Adrenergic signaling and hematopoietic stem cell function in the bone marrow niche rely on peri-arteriolar NADPH oxidase (NOX) and connexin gap junctions. Free

Hematopoietic stem cell (HSC) activity is tightly regulated by the bone marrow (BM) microenvironment, often referred to as “niche”. The HSC niche is abundantly innervated by adrenergic nerves and comprises different niche cell types, among which mesenchymal stem cells (MSCs) orchestrate the retention and maintenance of HSCs. We have previously identified adrenergic nerves as a key regulator of niche remodeling and HSC function (Nature Medicine, 2018); however, the downstream mechanisms remain unknown. An intriguing observation about the distribution of nerves in the BM parenchyma is that the bulk of innervation is concentrated on arteriolar blood vessels, while sinusoids are denuded of innervation. However, reticular MSCs (reticMSCs) that are primarily targeted by adrenergic signals to mediate circadian egress of hematopoietic stem and progenitor cells (HSPCs) into peripheral blood (by the production of CXCL12) are peri-sinusoidal and don't directly interact with nerve terminals. This raises important questions as to how neural signals are transmitted in the niche to mediate circadian oscillations and HSC function.
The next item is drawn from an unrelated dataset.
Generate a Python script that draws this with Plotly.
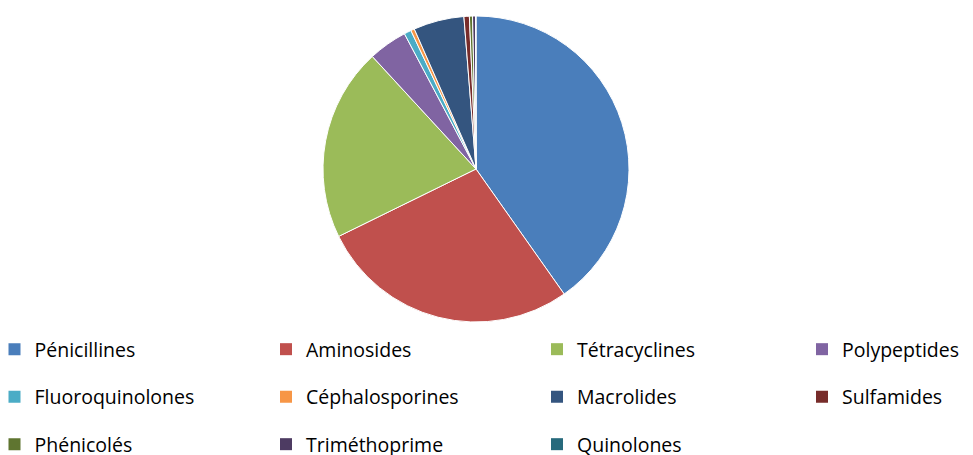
import plotly.graph_objects as go

# share of each antibiotic family (%)
familles = [
    "Pénicillines", "Aminosides", "Tétracyclines", "Polypeptides",
    "Fluoroquinolones", "Céphalosporines", "Macrolides", "Sulfamides",
    "Phénicolés", "Triméthoprime", "Quinolones",
]
parts = [40.2, 27.5, 20.4, 4.1, 0.75, 0.39, 5.34, 0.57, 0.33, 0.31, 0.05]
couleurs = [
    "#4a7ebb", "#c0504d", "#9bbb59", "#8064a2", "#4bacc6", "#f79646",
    "#34557f", "#772c2a", "#5f7530", "#4d3b62", "#276a7c",
]

# the page body adds an 8px margin, so the figure fills the rest of the window
OFF = 8
W, H = 973 - OFF, 455 - OFF

cx0, cy0, r = 476 - OFF, 169 - OFF, 153

fig = go.Figure()
fig.add_trace(
    go.Pie(
        labels=familles,
        values=parts,
        sort=False,
        direction="clockwise",
        rotation=0,
        textinfo="none",
        marker=dict(colors=couleurs, line=dict(color="white", width=1)),
        showlegend=False,
        domain=dict(
            x=[(cx0 - r) / W, (cx0 + r) / W],
            y=[(H - cy0 - r) / H, (H - cy0 + r) / H],
        ),
    )
)

# legend laid out as a 4 x 3 grid, one small legend per entry
col_x = [18.5, 290, 561, 826]
row_y = [349.5, 397, 444.5]
legendes = {}
for i, (nom, c) in enumerate(zip(familles, couleurs)):
    key = "legend" if i == 0 else f"legend{i + 1}"
    lx = col_x[i % 4] - OFF - 24
    ly = row_y[i // 4] - OFF
    legendes[key] = dict(
        x=lx / W, y=1 - ly / H,
        xref="paper", yref="paper",
        xanchor="left", yanchor="middle",
        bgcolor="rgba(0,0,0,0)",
        font=dict(family="Open Sans", size=19.5, color="#000"),
    )
    fig.add_trace(
        go.Scatter(
            x=[None], y=[None], mode="markers", name=nom,
            marker=dict(symbol="square", size=12, color=c),
            legend=key, showlegend=True, hoverinfo="skip",
        )
    )

fig.update_layout(
    width=W, height=H,
    margin=dict(l=0, r=0, t=0, b=0, autoexpand=False),
    paper_bgcolor="white",
    plot_bgcolor="white",
    xaxis=dict(visible=False),
    yaxis=dict(visible=False),
    **legendes,
)

fig.write_html("out.html")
Here we report a novel neural signal transmission mechanism, mediated by perivascular MSC networks and reliant on connexin gap junctions (CxGJs) and NADPH oxidase (NOX), a major source of cellular superoxide. Our studies revealed circadian oscillations of superoxide in reticMSCs (P<0.0001), which were abrogated in sympathectomized mice (P<0.0001) or mice deficient in β-adrenergic receptors (βARs) (Adrb2^–/–; Adrb3^–/–; P=0.0043). Similar to chemical denervation, neutralization of superoxide in mice with N-Acetyl-L-Cysteine (NAC) abrogated circadian oscillation of HSPC egress to peripheral blood and elevated BM CXCL12 levels (P=0.014), suggesting a functional role for superoxide downstream of βAR signaling. Furthermore, inactivation of NOX (Cyba^fl/fl; Myh11-creER^T2) or deletion of Connexin 43 (Cx43^fl/fl; Myh11-creER^T2) in a subset of peri-arteriolar MSCs (periMSCs), which are directly innervated by adrenergic fibers, recapitulated these phenotypes, leading to a complete loss in oscillations of blood HSPCs. Strikingly, loss of either peri-arteriolar NOX or Cx43 led to 2-fold expansion of reticMSCs (P=0.0058 for Cyba andP=0.018 for Cx43 deletion) that exhibited enhanced adipogenic differentiation potential (2-fold; P=0.0123) and upregulation of pathways involved in proliferation, DNA repair, and inflammatory signaling, and downregulation of adrenoreceptor signaling and expression of extracellular matrix (ECM) components, as determined by RNA sequencing.

As the Myh11-creER^T2 transgene does not recombine in reticMSCs, our findings suggest that the loss of peri-arteriolar NOX and CxGJ compromises intracellular communication between peri-arteriolar and sinusoidal MSC networks, possibly facilitated by superoxide to transmit neural signals in the BM parenchyma. To model stromal communication, we developed a novel ex vivo stromal biomimetic microenvironment that enables the isolation, expansion, and co-culture of reticular and peri-arteriolar MSCs to model niche cellular communication. Using this system, we show that βAR signaling induces superoxide production in periMSCs, which depends on NOX and protein kinase C (PKC). Moreover, periMSCs transmitted superoxide to reticMSCs (P=0.003), which was mediated by NOX and Cx43, as deletion of either in periMSCs abolished superoxide transfer to reticMSCs. These experiments establish a proof-of-concept demonstrating that in periMSCs, βAR signaling drives NOX-derived superoxide production, which is relayed to reticMSCs via CxGJ.

Investigating the functional consequence of NOX perturbation in the peri-arteriolar niche, we detected 2-fold expansion of phenotypic HSCs in Cyba^fl/fl; Myh11-creER^T2 mice (P=0.0058), which was recapitulated in both Cx43^fl/fl; Myh11-creER^T2 and Adrb2^–/–; Adrb3^–/– mice but not upon loss of NOX in reticMSC (Cyba^fl/fl; Lepr-cre). Competitive HSC transplantation revealed reduced HSC engraftment (P=0.043) and poor contribution to the myeloid lineage (P=0.028), which was further deteriorated following secondary transplantation (P<0.0001) and likely mediated by remodeling of the BM stromal niche in Cyba^fl/fl; Myh11-creER^T2 donors. Together, our findings uncover a previously unrecognized neuro-stromal communication mechanism within the BM niche and establish peri-arteriolar NOX and CxGJs as critical mediators of BM stromal homeostasis and HSC function.